In last year’s budget, the government pledged to eliminate the deficit by the end of its mandate and blamed a $5.6-billion deficit on the previous Conservative government.

Under the plan, the deficit was to fall to $2.1 billion, then decline to $1.5 billion in 2006-07 and be eliminated by 2007-2008.

But last week, Finance Minister Greg Sorbara projected a $6 billion deficit for 2004-2005, up from an earlier estimate of $2.2 billion.

That’s due to an accounting change in the way the government will record a $3.9-billion revenue gain from changes in long-term electricity pricing, he said.

That is a non-cash item on the books and has no effect on the government’s deficit reduction plan, said Flanagan.

“Our ability to bring down the deficit and eventually balance (the budget) is all about managing responsibly and about maintaining very tight controls on spending in years two, three and four,’’ he said.

Flanagan said there is no plan to deviate from last May’s budget papers.

The last budget held spending increases to two per cent a year, with 15 government ministries seeing no rise — or even cuts — to their budgets.

“The minister of finance has been very clear, especially since early fall, that we continue to face a number of difficult decisions, that managing responsibly and tight controls on spending is going to be part of the reality of Ontario going forward,’’ Flanagan said.

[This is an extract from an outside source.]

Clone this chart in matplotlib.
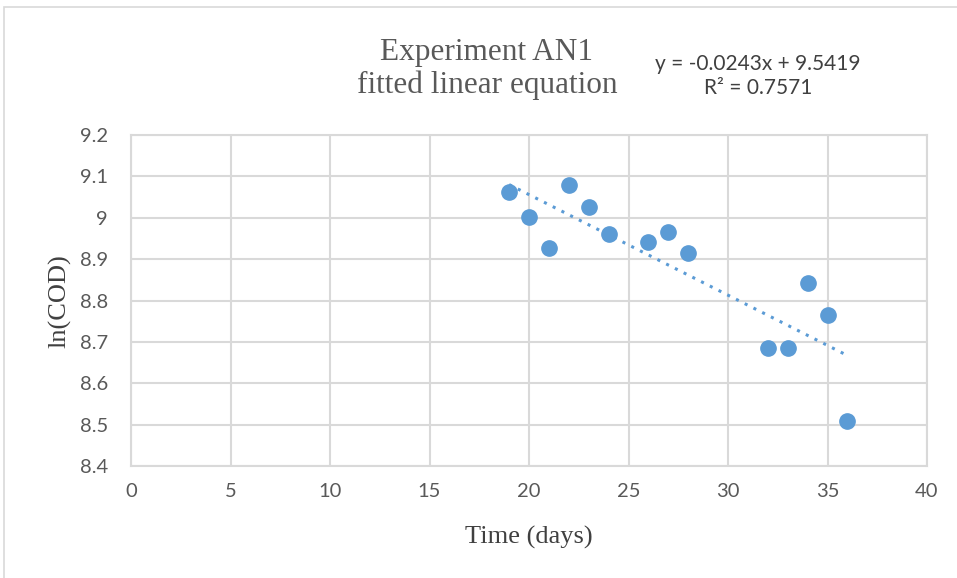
import numpy as np
import matplotlib
matplotlib.use('Agg')
import matplotlib.pyplot as plt
from matplotlib.patches import Rectangle

# data
days = [19, 20, 21, 22, 23, 24, 26, 27, 28, 32, 33, 34, 35, 36]
ln_cod = [9.062, 9.001, 8.928, 9.079, 9.025, 8.960, 8.941, 8.965, 8.915,
          8.686, 8.686, 8.842, 8.765, 8.509]
# trendline as printed on the chart
slope = -0.0243
intercept = 9.5419
r2 = 0.7571
x_ticks = [0, 5, 10, 15, 20, 25, 30, 35, 40]
y_ticks = [8.4, 8.5, 8.6, 8.7, 8.8, 8.9, 9.0, 9.1, 9.2]
y_labels = ['8.4', '8.5', '8.6', '8.7', '8.8', '8.9', '9', '9.1', '9.2']

blue = '#5B9BD5'
grid = '#D9D9D9'
tick_font = 'Lato'
serif = 'Liberation Serif'

fig = plt.figure(figsize=(9.57, 5.78), dpi=100)
fig.patches.append(Rectangle((4/957, -0.1), 1.1, 1 - 7/578 + 0.1, transform=fig.transFigure,
                             fill=False, edgecolor=grid, linewidth=1.2))
ax = fig.add_axes([131/957, 1 - 466/578, 796/957, 331/578])

ax.plot(days, ln_cod, 'o', color=blue, markersize=11, zorder=3)

# linear trendline over the data range
xs = np.array([min(days), max(days)])
ax.plot(xs, slope * xs + intercept, linestyle=(0, (1, 2.2)), color=blue,
        linewidth=2.2, zorder=2)

ax.set_xlim(0, 40)
ax.set_ylim(8.4, 9.2)
ax.set_xticks(x_ticks)
ax.set_yticks(y_ticks)
ax.set_xticklabels([str(t) for t in x_ticks], fontfamily=tick_font, fontsize=14.5, color='#595959')
ax.set_yticklabels(y_labels, fontfamily=tick_font, fontsize=14.5, color='#595959')
ax.tick_params(length=0)
ax.tick_params(axis='x', pad=12)
ax.tick_params(axis='y', pad=16.5)
ax.grid(True, color=grid, linewidth=1.5)
ax.set_axisbelow(True)
for s in ax.spines.values():
    s.set_color(grid)
    s.set_linewidth(1.5)

# axis titles
fig.text(529/957, 1 - 537/578, 'Time (days)', ha='center', va='center',
         fontfamily=serif, fontsize=19, color='#404040')
fig.text(60/957, 1 - 301/578, 'ln(COD)', ha='center', va='center', rotation=90,
         fontfamily=serif, fontsize=19, color='#404040')

fig.text(487/957, 1 - 69/578, 'Experiment AN1\nfitted linear equation', ha='center', va='center',
         fontfamily=serif, fontsize=22.5, color='#595959', linespacing=1.15)
fig.text(758/957, 1 - 76/578, 'y = %.4fx + %.4f\nR² = %.4f' % (slope, intercept, r2),
         ha='center', va='center', fontfamily=tick_font, fontsize=15, color='#404040',
         linespacing=1.3)

fig.savefig('out.png', dpi=100)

Late last year Sorbara also said the government had reached half its overall goal in operational savings, cutting $350 million.

Dungan said the government may have to reassess its approach to the deficit in order to come up with a realistic plan to gradually bring it down without a huge cut in spending or big jump in revenues.

“If giving a convincing plan means that you have to push the deadline forward a year or two, then I would say that’s probably better to do at this point than try and put forward an unconvincing plan that says: ‘Yeah, we’ll get there somehow,’” Dungan said.